“Five! Four! Three! Two! One! Release!”
Cheering and claps erupted on a grassy field near the northern edge of campus when students and faculty from the Department of Earth and Atmospheric Sciences let go of the first weather balloon released by Indiana University researchers.
The department is starting a new program launching weather balloons to give students field experience and contribute to weather forecasting in and around Indiana.
“It’s exciting to have, we don’t have any weather balloon data in the state,” first-year graduate student in earth and atmospheric sciences Ethan Choo said.
Saturday was the first of about 100 balloon launches planned at IU over the next half year, associate professor of earth and atmospheric sciences Travis O’Brien said.
“We don't have a regular weather balloon launching station within a couple states of us,” O’Brien said. “And it's really critical for forecasters, like in Thursday's severe weather, for them to know how, for example, temperature and winds and stuff change with height in the atmosphere.”
Weather balloons, which can reach an altitude of over 100,000 feet, have an instrument package that transmits data back to scientists on the ground every few seconds with information about temperature, wind and humidity, senior lecturer in the Department of Earth and Atmospheric Sciences Cody Kirkpatrick said.
The department bought equipment for the launch from International MET Systems, a company which sells atmospheric sensors and related technologies.
Alana Dachtler, the vice president of sales and marketing for InterMet, assisted IU students and faculty in the launch.
On the ground, the set up included a receiver with an antenna that picks up the signal from the weather balloon, a computer and a large helium tank. Students helped prepare for the launch by using handheld tools that measure wind speed, dew point and temperature.
Once collected, the data from the weather balloons will be accessible to the National Weather Service and other weather services from around the world and will contribute to making more accurate weather forecasts, Kirkpatrick said.
“The expectation will be that if you add more of this kind of data, your predictions can be more accurate,” Kirkpatrick said. “And so after we do this a few dozen times and we try, we run a few dozen tests, we can see if that's true or not.”
Making this launch happen wasn’t as much of a breeze as Saturday’s wind, O’Brien said. It took over a year to secure funding for materials like helium, get approval for the project, acquire insurance and deal with other logistics like reserving the launch site.
Safety measures included checking with air traffic control at the Monroe County Airport to ensure it’s safe to release the balloon.
“I just gave a quick call,” O’Brien said. “I told them we're prepared to launch about 2 miles northeast of the airport.”
Securing funding and complying with safety protocols hasn’t been the department’s only challenge. Changes to the NWS have made it difficult for those working on the weather balloon project to contact the government agency.
In 2025, DOGE cut around 550 NWS jobs, CNN reported. While around 450 of these positions may be returning due to concerns from lawmakers and the public over public safety, O’Brien said the impact is still felt.

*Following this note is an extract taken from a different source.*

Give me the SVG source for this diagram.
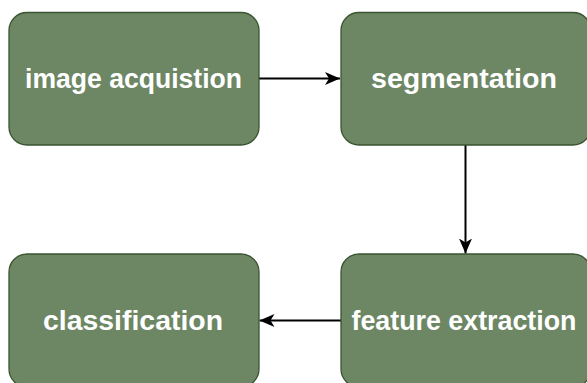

O’Brien said that it’s been difficult for him and his colleagues to figure out who to get in touch with at the NWS to inform them of the balloon launches.
“We'd had contacts for a long time, and there's been so much turnover there for the last six months that we don't know who's there anymore,” he said.
As a result of these cuts, NWS offices are only launching weather balloons once a day, if it all, instead of their previous standard of twice daily, according to CNN. Meteorologists say that the reductions have limited the amount of data they can collect, reducing the quality and speed of forecasts during extreme weather events like tornadoes.
O’Brien said the cuts have also affected his students because the NWS used to send someone to IU once a year to talk with students about career trajectories and how to apply to government jobs.
“That relationship's now kind of up in the air, and we're having to re-establish that relationship with the new folks up there,” he said.
In spite of these challenges, the Department of Earth and Atmospheric Sciences will launch two more balloons at 10 a.m. and 2 p.m. Sunday on campus near East 11th Street and East Cottage Grove Avenue, another preview of what Kirkpatrick said will give students career-relevant experience.
“If folks see us around launching, come up and talk to us, we’re really excited to have this be something that engages the IU community and gets them excited,” O’Brien said. “I mean, how fun is it to launch a weather balloon?”